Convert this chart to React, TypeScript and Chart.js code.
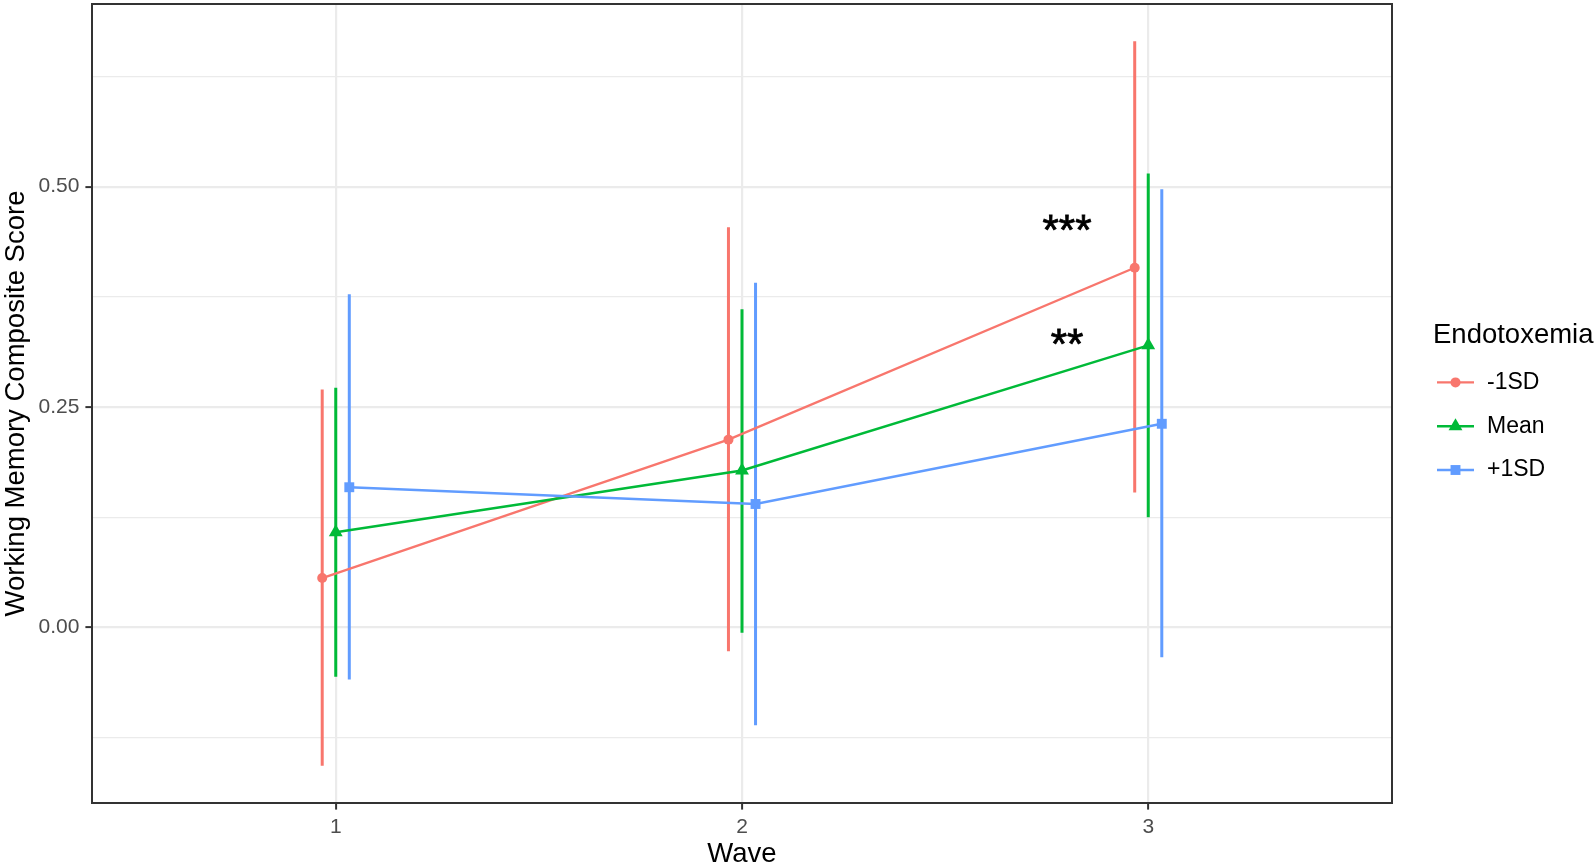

---

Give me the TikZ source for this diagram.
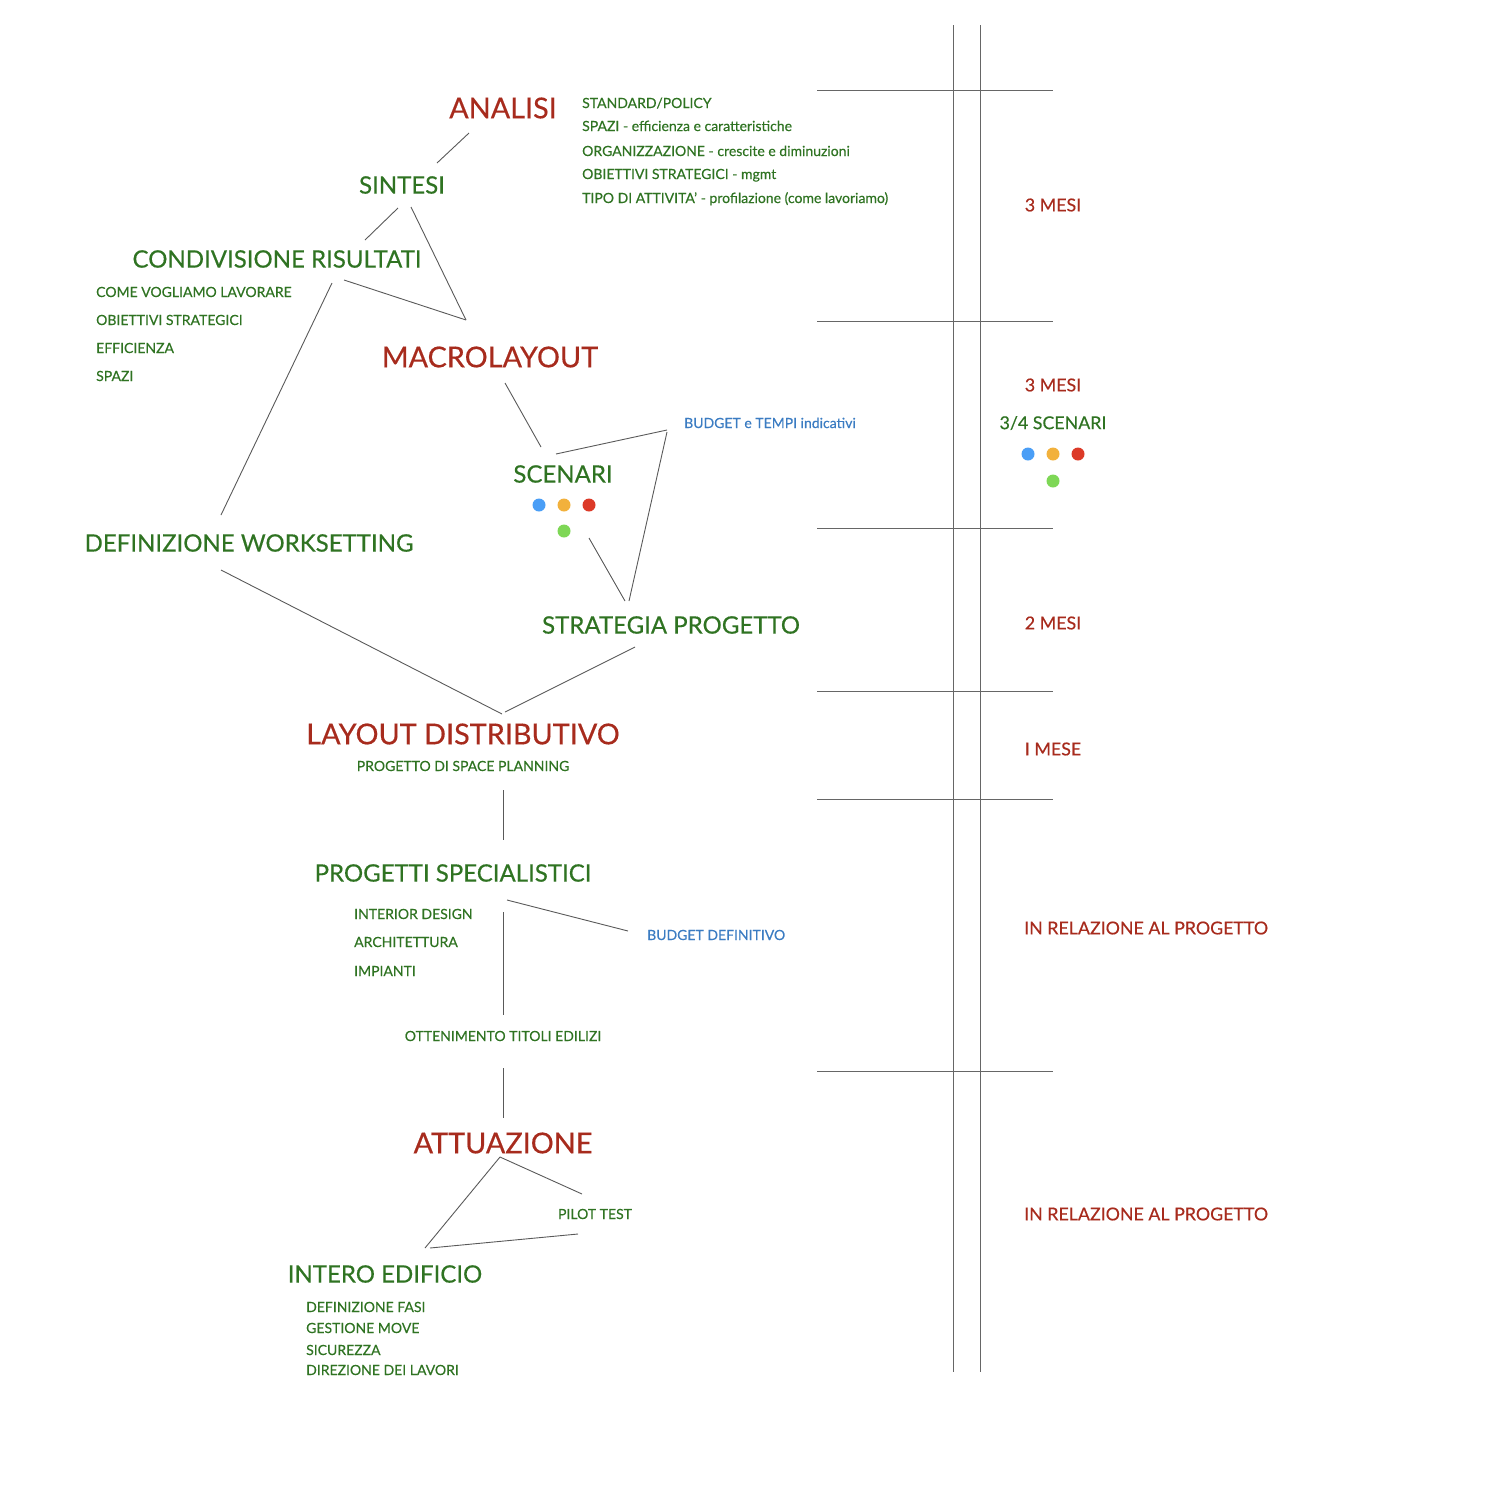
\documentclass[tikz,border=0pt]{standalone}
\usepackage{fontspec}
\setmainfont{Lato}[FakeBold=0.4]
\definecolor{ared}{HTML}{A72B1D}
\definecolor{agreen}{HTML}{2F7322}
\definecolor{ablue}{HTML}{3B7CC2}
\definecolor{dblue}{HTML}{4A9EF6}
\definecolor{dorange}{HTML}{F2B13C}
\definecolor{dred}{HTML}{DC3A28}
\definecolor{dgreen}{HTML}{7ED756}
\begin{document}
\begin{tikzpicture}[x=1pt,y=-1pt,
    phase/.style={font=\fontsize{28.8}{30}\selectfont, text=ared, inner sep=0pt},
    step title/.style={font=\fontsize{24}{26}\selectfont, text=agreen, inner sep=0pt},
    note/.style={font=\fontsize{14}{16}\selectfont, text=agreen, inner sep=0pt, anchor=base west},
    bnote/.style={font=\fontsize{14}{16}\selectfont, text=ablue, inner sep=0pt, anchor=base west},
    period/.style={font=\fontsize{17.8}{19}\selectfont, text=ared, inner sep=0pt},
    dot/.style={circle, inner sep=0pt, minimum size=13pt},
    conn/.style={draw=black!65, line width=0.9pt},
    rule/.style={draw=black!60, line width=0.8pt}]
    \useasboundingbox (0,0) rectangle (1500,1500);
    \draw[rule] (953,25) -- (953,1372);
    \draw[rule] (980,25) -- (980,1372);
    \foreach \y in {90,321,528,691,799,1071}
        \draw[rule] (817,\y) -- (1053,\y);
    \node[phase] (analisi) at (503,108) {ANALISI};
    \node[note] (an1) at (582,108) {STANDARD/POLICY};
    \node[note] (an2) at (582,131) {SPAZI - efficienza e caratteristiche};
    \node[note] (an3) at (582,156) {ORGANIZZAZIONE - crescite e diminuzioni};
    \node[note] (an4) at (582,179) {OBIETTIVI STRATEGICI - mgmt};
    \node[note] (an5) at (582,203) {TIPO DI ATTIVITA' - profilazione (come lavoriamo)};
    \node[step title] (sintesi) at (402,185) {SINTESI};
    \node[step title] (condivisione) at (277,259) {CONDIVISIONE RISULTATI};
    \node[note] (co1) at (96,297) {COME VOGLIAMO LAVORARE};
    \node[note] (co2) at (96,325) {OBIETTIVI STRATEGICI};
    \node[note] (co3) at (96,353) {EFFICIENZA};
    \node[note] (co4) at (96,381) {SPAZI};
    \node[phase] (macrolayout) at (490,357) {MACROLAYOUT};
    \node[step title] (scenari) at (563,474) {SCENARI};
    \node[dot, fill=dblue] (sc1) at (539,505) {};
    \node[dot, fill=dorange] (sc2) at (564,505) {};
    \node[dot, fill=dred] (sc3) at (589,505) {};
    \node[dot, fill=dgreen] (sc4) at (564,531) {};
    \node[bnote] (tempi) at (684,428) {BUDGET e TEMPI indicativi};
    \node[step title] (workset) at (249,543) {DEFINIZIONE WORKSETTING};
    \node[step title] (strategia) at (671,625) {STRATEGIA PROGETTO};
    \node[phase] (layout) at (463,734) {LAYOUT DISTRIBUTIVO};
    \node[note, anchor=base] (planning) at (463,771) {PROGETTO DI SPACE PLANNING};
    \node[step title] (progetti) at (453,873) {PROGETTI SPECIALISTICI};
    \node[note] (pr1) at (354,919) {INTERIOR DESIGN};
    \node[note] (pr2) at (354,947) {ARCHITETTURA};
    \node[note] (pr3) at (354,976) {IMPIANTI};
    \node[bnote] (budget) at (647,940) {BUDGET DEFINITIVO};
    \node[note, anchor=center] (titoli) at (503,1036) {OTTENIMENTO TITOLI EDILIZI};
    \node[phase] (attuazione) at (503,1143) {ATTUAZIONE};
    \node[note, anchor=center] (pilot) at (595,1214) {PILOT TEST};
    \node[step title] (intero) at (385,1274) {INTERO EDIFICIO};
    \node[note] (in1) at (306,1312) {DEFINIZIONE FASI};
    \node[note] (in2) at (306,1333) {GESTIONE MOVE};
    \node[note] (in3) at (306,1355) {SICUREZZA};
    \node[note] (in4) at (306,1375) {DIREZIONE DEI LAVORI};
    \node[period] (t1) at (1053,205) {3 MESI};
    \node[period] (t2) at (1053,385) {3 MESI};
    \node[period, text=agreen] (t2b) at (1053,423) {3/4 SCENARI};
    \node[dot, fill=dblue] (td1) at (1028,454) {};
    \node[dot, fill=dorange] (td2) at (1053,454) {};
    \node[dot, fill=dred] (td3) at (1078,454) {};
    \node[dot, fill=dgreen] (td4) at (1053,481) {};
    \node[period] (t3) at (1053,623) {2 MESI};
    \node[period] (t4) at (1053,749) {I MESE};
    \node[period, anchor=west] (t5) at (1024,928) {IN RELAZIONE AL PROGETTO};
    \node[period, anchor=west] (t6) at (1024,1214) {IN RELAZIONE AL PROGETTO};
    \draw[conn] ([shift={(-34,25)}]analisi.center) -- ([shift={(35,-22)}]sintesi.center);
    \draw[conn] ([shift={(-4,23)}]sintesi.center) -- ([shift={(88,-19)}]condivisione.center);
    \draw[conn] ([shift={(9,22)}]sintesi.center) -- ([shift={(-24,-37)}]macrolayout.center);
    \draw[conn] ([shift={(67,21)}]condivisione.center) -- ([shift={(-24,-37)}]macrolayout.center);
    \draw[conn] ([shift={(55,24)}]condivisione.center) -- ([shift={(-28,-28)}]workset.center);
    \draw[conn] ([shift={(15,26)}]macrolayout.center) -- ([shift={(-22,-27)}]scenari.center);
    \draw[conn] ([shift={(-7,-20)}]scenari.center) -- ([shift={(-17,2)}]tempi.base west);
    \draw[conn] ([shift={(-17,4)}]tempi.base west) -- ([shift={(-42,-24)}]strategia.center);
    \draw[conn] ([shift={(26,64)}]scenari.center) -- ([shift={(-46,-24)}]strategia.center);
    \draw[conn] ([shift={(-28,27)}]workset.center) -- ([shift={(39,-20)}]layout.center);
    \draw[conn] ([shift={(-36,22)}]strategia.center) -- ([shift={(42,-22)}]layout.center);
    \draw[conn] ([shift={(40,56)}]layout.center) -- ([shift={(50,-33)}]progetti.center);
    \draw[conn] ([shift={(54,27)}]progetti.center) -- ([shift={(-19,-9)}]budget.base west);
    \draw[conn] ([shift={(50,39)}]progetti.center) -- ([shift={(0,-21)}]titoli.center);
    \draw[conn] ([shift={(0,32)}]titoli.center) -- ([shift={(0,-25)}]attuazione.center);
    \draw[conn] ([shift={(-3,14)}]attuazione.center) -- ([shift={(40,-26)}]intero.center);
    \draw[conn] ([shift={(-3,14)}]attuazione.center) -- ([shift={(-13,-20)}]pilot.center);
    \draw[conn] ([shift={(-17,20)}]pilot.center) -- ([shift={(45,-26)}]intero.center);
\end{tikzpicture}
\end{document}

--

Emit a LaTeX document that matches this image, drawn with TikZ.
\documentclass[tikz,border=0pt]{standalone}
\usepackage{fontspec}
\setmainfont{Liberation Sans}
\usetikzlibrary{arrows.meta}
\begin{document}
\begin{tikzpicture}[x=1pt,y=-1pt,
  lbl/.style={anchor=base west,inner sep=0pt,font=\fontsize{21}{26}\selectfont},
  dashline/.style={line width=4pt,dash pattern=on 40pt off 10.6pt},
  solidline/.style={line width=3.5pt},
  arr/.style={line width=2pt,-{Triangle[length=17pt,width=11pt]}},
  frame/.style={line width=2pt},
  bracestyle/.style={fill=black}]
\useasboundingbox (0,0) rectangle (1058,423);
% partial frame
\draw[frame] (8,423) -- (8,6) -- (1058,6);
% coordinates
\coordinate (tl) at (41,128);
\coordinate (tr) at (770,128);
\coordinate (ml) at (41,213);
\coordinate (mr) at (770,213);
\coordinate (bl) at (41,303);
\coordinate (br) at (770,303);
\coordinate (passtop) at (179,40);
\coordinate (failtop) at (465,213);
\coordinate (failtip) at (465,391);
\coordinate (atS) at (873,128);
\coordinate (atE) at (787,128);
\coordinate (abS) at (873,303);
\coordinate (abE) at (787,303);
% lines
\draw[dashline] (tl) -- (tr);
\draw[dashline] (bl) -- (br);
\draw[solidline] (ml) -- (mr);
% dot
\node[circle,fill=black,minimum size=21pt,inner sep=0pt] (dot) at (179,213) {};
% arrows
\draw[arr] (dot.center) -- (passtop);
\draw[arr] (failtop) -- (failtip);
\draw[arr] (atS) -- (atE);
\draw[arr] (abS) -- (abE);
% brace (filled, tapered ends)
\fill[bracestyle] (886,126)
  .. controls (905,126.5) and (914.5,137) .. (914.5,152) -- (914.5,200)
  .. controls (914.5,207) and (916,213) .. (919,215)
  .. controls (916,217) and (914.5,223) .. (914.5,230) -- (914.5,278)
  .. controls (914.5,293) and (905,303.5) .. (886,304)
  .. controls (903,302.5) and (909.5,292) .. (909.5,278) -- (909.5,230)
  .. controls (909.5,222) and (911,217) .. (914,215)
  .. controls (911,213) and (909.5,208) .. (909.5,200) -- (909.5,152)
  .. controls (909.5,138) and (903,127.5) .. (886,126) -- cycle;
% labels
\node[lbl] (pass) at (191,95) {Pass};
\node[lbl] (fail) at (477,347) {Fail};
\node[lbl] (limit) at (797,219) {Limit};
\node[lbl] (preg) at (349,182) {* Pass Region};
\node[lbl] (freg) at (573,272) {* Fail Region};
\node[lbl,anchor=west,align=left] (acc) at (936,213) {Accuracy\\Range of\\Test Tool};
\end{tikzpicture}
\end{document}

WRITTEN INSTRUCTION: Pull out all lines in the data above that include "this".

FINAL RESULT:
Convert this chart to React, TypeScript and Chart.js code.
Give me the TikZ source for this diagram.
Emit a LaTeX document that matches this image, drawn with TikZ.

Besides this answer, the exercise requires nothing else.